* start *
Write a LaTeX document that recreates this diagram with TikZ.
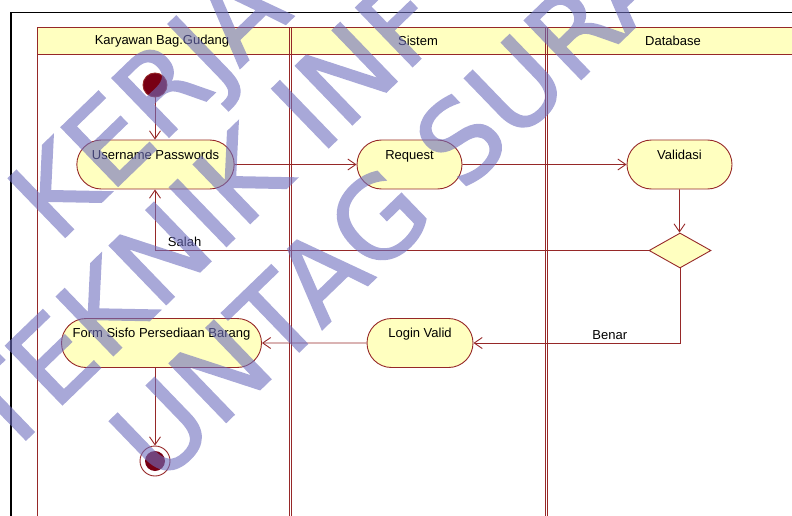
\documentclass[tikz,border=0pt]{standalone}
\usepackage{fontspec}
\setmainfont{Liberation Sans}
\newfontfamily\marcafont[FakeBold=1.5]{DejaVu Sans}
\usetikzlibrary{shapes.misc, shapes.geometric, arrows.meta, positioning}

\definecolor{linha}{RGB}{150,40,40}
\definecolor{fundo}{RGB}{255,255,192}
\definecolor{ponto}{RGB}{120,0,20}
\definecolor{marca}{RGB}{110,110,190}

\tikzset{
  acao/.style={rounded rectangle, draw=linha, fill=fundo, line width=0.9pt,
    minimum width=#1, text height=15pt, text depth=26pt, inner sep=4pt,
    text=black, font=\fontsize{13}{15}\selectfont},
  titulo/.style={font=\fontsize{13}{15}\selectfont, text=black},
  rotulo/.style={font=\fontsize{13}{15}\selectfont, text=black, above, inner sep=3pt},
  marcadagua/.style={rotate=44, anchor=base west, text=marca,
    font=\marcafont\fontsize{112}{112}\selectfont, inner sep=0pt}
}

\begin{document}
\begin{tikzpicture}[x=1pt, y=-1pt, > = {Straight Barb[length=8pt, width=11pt]}, line width=0.9pt]
  \useasboundingbox (0,0) rectangle (792,516);

  % moldura
  \draw[line width=2.5pt] (11,516) -- (11,12);
  \draw[line width=0.8pt] (10,12) -- (792,12);

  % raias
  \fill[fundo] (37,27) rectangle (792,54);
  \draw[linha] (37,516) -- (37,27) -- (792,27);
  \draw[linha] (37,54) -- (792,54);
  \foreach \x in {289,545} {
    \draw[linha] (\x,27) -- (\x,516);
    \draw[linha] (\x+2.5,27) -- (\x+2.5,516);
  }
  \node[titulo] (raia1) at (162,41) {Karyawan Bag.Gudang};
  \node[titulo] (raia2) at (418,41) {Sistem};
  \node[titulo] (raia3) at (673,41) {Database};

  % nos
  \node[circle, draw=linha, fill=ponto, minimum size=24pt, inner sep=0pt] (inicio) at (155,85) {};
  \node[acao=156pt] (login) at (155.5,164.5) {Username Passwords};
  \node[acao=113pt] (request) at (409.5,164.5) {Request};
  \node[acao=113pt] (validasi) at (679.5,164.5) {Validasi};
  \node[diamond, draw=linha, fill=fundo, minimum width=62pt, minimum height=35pt, inner sep=0pt] (cek) at (680,250.5) {};
  \node[acao=114pt] (valid) at (420,343) {Login Valid};
  \node[acao=208pt] (form) at (161.5,343) {Form Sisfo Persediaan Barang};
  \node[circle, draw=linha, fill=white, minimum size=30pt, inner sep=0pt] (fim) at (155,461) {};
  \node[circle, fill=ponto, minimum size=20pt, inner sep=0pt] (fimin) at (fim) {};

  % fluxos
  \draw[linha, ->] (inicio) -- (inicio |- login.north);
  \draw[linha, ->] (login) -- (request);
  \draw[linha, ->] (request) -- (validasi);
  \draw[linha, ->] (validasi) -- (validasi |- cek.north);
  \draw[linha, ->] (cek.west) -| (inicio |- login.south) node[rotulo, pos=0.47] {Salah};
  \draw[linha, ->] (cek.south) |- (valid.east) node[rotulo, pos=0.67] {Benar};
  \draw[linha, ->] (valid) -- (form);
  \draw[linha, ->] (fim |- form.south) -- (fim);

  % marca d'agua
  \begin{scope}[transparency group, opacity=0.6]
    \node[marcadagua] (marca1) at (57,245) {KERJA};
    \node[marcadagua] (marca2) at (5,460) {TEKNIK INF};
    \node[marcadagua] (marca3) at (159,487) {UNTAG SURA};
  \end{scope}
\end{tikzpicture}
\end{document}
* end *
Copy each line exactly, and leave the pictures out of your copy.

Write a LaTeX document that recreates this diagram with TikZ.
\documentclass[tikz,border=0pt]{standalone}
\usepackage{fontspec}
\setmainfont{Liberation Sans}
\newfontfamily\marcafont[FakeBold=1.5]{DejaVu Sans}
\usetikzlibrary{shapes.misc, shapes.geometric, arrows.meta, positioning}

\definecolor{linha}{RGB}{150,40,40}
\definecolor{fundo}{RGB}{255,255,192}
\definecolor{ponto}{RGB}{120,0,20}
\definecolor{marca}{RGB}{110,110,190}

\tikzset{
  acao/.style={rounded rectangle, draw=linha, fill=fundo, line width=0.9pt,
    minimum width=#1, text height=15pt, text depth=26pt, inner sep=4pt,
    text=black, font=\fontsize{13}{15}\selectfont},
  titulo/.style={font=\fontsize{13}{15}\selectfont, text=black},
  rotulo/.style={font=\fontsize{13}{15}\selectfont, text=black, above, inner sep=3pt},
  marcadagua/.style={rotate=44, anchor=base west, text=marca,
    font=\marcafont\fontsize{112}{112}\selectfont, inner sep=0pt}
}

\begin{document}
\begin{tikzpicture}[x=1pt, y=-1pt, > = {Straight Barb[length=8pt, width=11pt]}, line width=0.9pt]
  \useasboundingbox (0,0) rectangle (792,516);

  % moldura
  \draw[line width=2.5pt] (11,516) -- (11,12);
  \draw[line width=0.8pt] (10,12) -- (792,12);

  % raias
  \fill[fundo] (37,27) rectangle (792,54);
  \draw[linha] (37,516) -- (37,27) -- (792,27);
  \draw[linha] (37,54) -- (792,54);
  \foreach \x in {289,545} {
    \draw[linha] (\x,27) -- (\x,516);
    \draw[linha] (\x+2.5,27) -- (\x+2.5,516);
  }
  \node[titulo] (raia1) at (162,41) {Karyawan Bag.Gudang};
  \node[titulo] (raia2) at (418,41) {Sistem};
  \node[titulo] (raia3) at (673,41) {Database};

  % nos
  \node[circle, draw=linha, fill=ponto, minimum size=24pt, inner sep=0pt] (inicio) at (155,85) {};
  \node[acao=156pt] (login) at (155.5,164.5) {Username Passwords};
  \node[acao=113pt] (request) at (409.5,164.5) {Request};
  \node[acao=113pt] (validasi) at (679.5,164.5) {Validasi};
  \node[diamond, draw=linha, fill=fundo, minimum width=62pt, minimum height=35pt, inner sep=0pt] (cek) at (680,250.5) {};
  \node[acao=114pt] (valid) at (420,343) {Login Valid};
  \node[acao=208pt] (form) at (161.5,343) {Form Sisfo Persediaan Barang};
  \node[circle, draw=linha, fill=white, minimum size=30pt, inner sep=0pt] (fim) at (155,461) {};
  \node[circle, fill=ponto, minimum size=20pt, inner sep=0pt] (fimin) at (fim) {};

  % fluxos
  \draw[linha, ->] (inicio) -- (inicio |- login.north);
  \draw[linha, ->] (login) -- (request);
  \draw[linha, ->] (request) -- (validasi);
  \draw[linha, ->] (validasi) -- (validasi |- cek.north);
  \draw[linha, ->] (cek.west) -| (inicio |- login.south) node[rotulo, pos=0.47] {Salah};
  \draw[linha, ->] (cek.south) |- (valid.east) node[rotulo, pos=0.67] {Benar};
  \draw[linha, ->] (valid) -- (form);
  \draw[linha, ->] (fim |- form.south) -- (fim);

  % marca d'agua
  \begin{scope}[transparency group, opacity=0.6]
    \node[marcadagua] (marca1) at (57,245) {KERJA};
    \node[marcadagua] (marca2) at (5,460) {TEKNIK INF};
    \node[marcadagua] (marca3) at (159,487) {UNTAG SURA};
  \end{scope}
\end{tikzpicture}
\end{document}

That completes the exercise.